Kīlauea Volcano’s episode 61g lava flow is still active and entering the ocean at Kamokuna on the volcano’s south coast.

Recent observations of the ocean entry indicate growing instability of the adjacent sea cliff.

Potential collapse of the cliff poses an extreme danger to anyone in the closed area on land, as well as to boats near the ocean entry.


On Jan. 25, Hawaiian Volcanoes Observatory geologists noted an extensive crack running parallel to the sea cliff about 16 to 33 feet behind the stream of lava at the Kamokuna ocean entry.

Ground inspection of this crack by HVO geologists on Jan. 28 showed 1 foot of separation across the crack.

Four days later, on Feb. 1, this crack had widened to about 2.5 feet.


The seaward block bounded by this crack was visibly moving up to about .5 inches, possibly in response to explosions below the ocean entry as hot lava mixed with cool ocean water.

In addition, ground shaking could be felt up to several hundred yards away.

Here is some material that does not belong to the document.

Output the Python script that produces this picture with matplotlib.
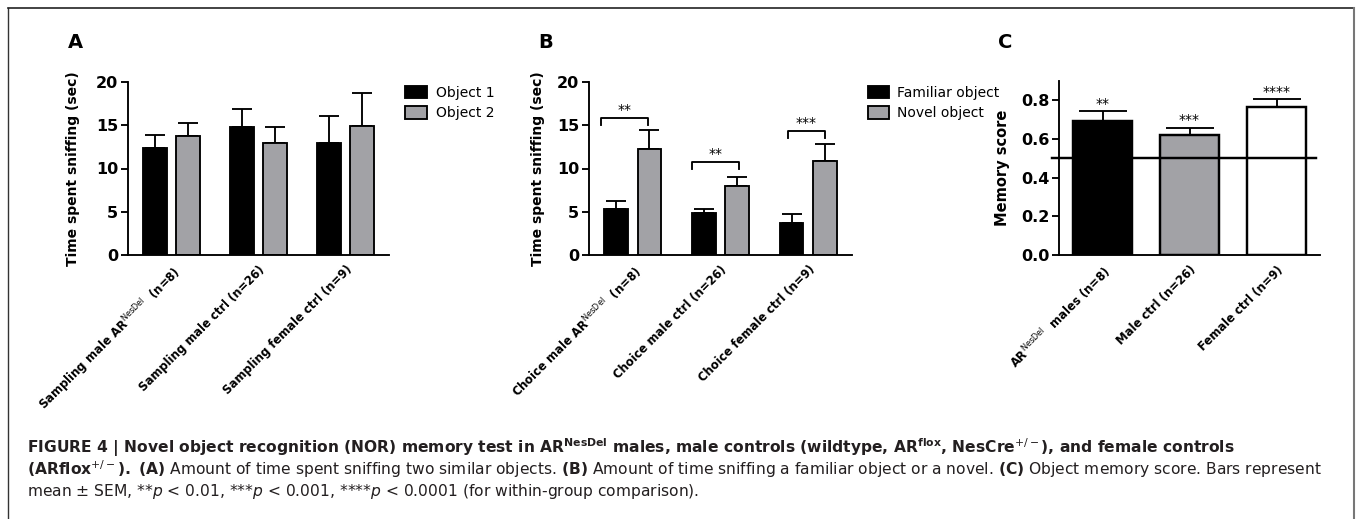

These observations show that this portion of the sea cliff is highly unstable and could collapse into the ocean with no warning.


The sudden collapse of a slab of sea cliff about 90 feet high and about 490 f) or more in length into the ocean would create a significant wave that would travel rapidly out to sea. It would also could shower the immediate area with blocks of hot rock and fragments of molten lava. It could also prompt more powerful explosions as the 61g lava tube is further exposed.

HVO continues to monitor the situation and will issue further updates as new information becomes available.